Die Rückkehr der Bedrohung durch Mittelstreckenraketen in Europa
In Europa zeichnet sich seit einigen Monaten eine bedeutende strategische Neuausrichtung ab, die aufgrund des Krieges in der Ukraine stattfindet. Während der Konflikt das Gesicht der Landkriegsführung bereits seit 2022 verändert hat, entfacht er nun eine Konfrontation in einem Bereich der Rüstung, den der Westen seit dem Ende des Kalten Krieges völlig vernachlässigt hatte: Mittelstreckenraketen, d.h. Raketen mit einer Reichweite von 500 bis 5.500 km. Diese Raketen bringen Europa – und nicht nur die Ukraine – direkt in Reichweite eines russischen Angriffs.
Die Bedrohung wird vom Westen sehr ernst genommen. Am Mittwoch, den 8. Januar, machte der französische Verteidigungsminister Sébastien Lecornu in seiner Neujahrsansprache erstmals deutliche Anspielungen auf diese Herausforderungen. „Bestimmte Länder überschreiten neue Proliferationsgrenzen […] und stellen das Risiko dar, die großen strategischen Gleichgewichte in Frage zu stellen, die auf internationalen Verträgen aufgebaut sind“, erklärte er.

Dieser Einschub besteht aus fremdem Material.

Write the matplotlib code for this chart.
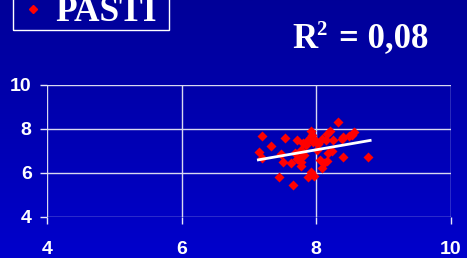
import matplotlib
matplotlib.use('Agg')
import matplotlib.pyplot as plt
import numpy as np

# Scatter values
px = [7.20, 7.15, 7.20, 7.32, 7.54, 7.48, 7.50, 7.62, 7.45, 7.65,
      7.72, 7.68, 7.78, 7.78, 7.77, 7.78, 7.82, 7.85, 7.88, 7.92,
      7.93, 7.92, 7.87, 7.97, 7.98, 8.01, 8.06, 8.08, 8.11, 8.16,
      8.08, 8.15, 8.16, 8.20, 8.18, 8.23, 8.25, 8.32, 8.38, 8.40,
      8.39, 8.48, 8.56, 8.53, 8.77, 7.72, 7.80, 7.90, 7.95, 8.02]
py = [7.68, 6.95, 6.67, 7.20, 7.56, 6.86, 6.47, 6.44, 5.80, 5.45,
      7.50, 6.90, 7.05, 6.74, 6.51, 6.32, 6.82, 7.27, 7.47, 7.88,
      7.73, 6.06, 5.80, 5.86, 7.50, 7.05, 6.59, 6.21, 6.44, 6.56,
      7.53, 7.50, 7.77, 7.88, 6.90, 6.97, 7.47, 8.30, 7.53, 7.61,
      6.70, 7.65, 7.83, 7.73, 6.74, 6.64, 7.35, 7.60, 7.40, 7.30]

# trend line (linear fit shown in the original)
trend_x = [7.14, 8.80]
trend_y = [6.59, 7.47]

series_name = 'PASTI'
r2_value = '0,08'
ticks = [4, 6, 8, 10]

fig = plt.figure(figsize=(4.67, 2.58), dpi=100)

# blue gradient background
bg = fig.add_axes([0, 0, 1, 1], zorder=-1)
grad = np.linspace(0, 1, 256).reshape(-1, 1)
cmap = matplotlib.colors.LinearSegmentedColormap.from_list('bg', ['#000098', '#0000cc'])
bg.imshow(grad, aspect='auto', cmap=cmap, extent=[0, 1, 0, 1])
bg.axis('off')

ax = fig.add_axes([0.1006, 0.159, 0.865, 0.513])
ax.patch.set_alpha(0)
ax.scatter(px, py, marker='D', s=26, color='#ff0000', zorder=3, linewidths=0)
ax.plot(trend_x, trend_y, color='white', lw=2, zorder=4)

ax.set_xlim(4, 10)
ax.set_ylim(4, 10)
ax.set_xticks(ticks)
ax.set_yticks(ticks)
ax.grid(True, color='#d8d8f0', lw=1)
for s in ax.spines.values():
    s.set_visible(False)
ax.tick_params(colors='#e8e8f8', length=5, width=1, pad=6)
ax.tick_params(axis='x', pad=12)
for lab in ax.get_xticklabels() + ax.get_yticklabels():
    lab.set_color('white')
    lab.set_fontweight('bold')
    lab.set_fontsize(14)
    lab.set_family('Liberation Sans')

# legend box at top left
fig.patches.append(plt.Rectangle((12.5 / 467, 1 - 30 / 258), 156.5 / 467, 40 / 258,
                                 transform=fig.transFigure, fill=False,
                                 edgecolor='white', lw=1))
fig.lines.append(matplotlib.lines.Line2D([33 / 467], [1 - 9 / 258], marker='D',
                                         markersize=4.5, color='red', lw=0,
                                         transform=fig.transFigure))
fig.text(55 / 467, 1 - 21 / 258, series_name, color='white', fontsize=25.5,
         fontweight='bold', family='Liberation Serif', va='baseline')

# R squared annotation
fig.text(292 / 467, 1 - 47.5 / 258, 'R', color='white', fontsize=25,
         fontweight='bold', family='Liberation Serif', va='baseline')
fig.text(316 / 467, 1 - 35 / 258, '2', color='white', fontsize=15,
         fontweight='bold', family='Liberation Serif', va='baseline')
fig.text(339 / 467, 1 - 47.5 / 258, '= ' + r2_value, color='white', fontsize=25,
         fontweight='bold', family='Liberation Serif', va='baseline')

fig.savefig('out.png', dpi=100)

Die neue Verwundbarkeit des Westens wurde deutlich, als Moskau am 21. November 2024 überraschend eine Mittelstreckenrakete auf die ukrainische Stadt Dnipro abfeuerte. Es war eine Premiere in einem Kriegsschauplatz. Bisher war diese Art von Rakete nur getestet worden. Die als „Orechnik“ bezeichnete IRBM-Rakete (oder Mittelstreckenballistische Rakete) überraschte den Westen, da diese Waffe offiziell nicht zum Arsenal Moskaus gehörte. Die Entwicklung von IRBMs war zudem bis 2019 verboten, als Moskau und Washington aus dem Vertrag über nukleare Mittelstreckensysteme (INF) ausstiegen, der seit dem Kalten Krieg darauf abzielte, dem Wettrüsten in Europa ein Ende zu setzen.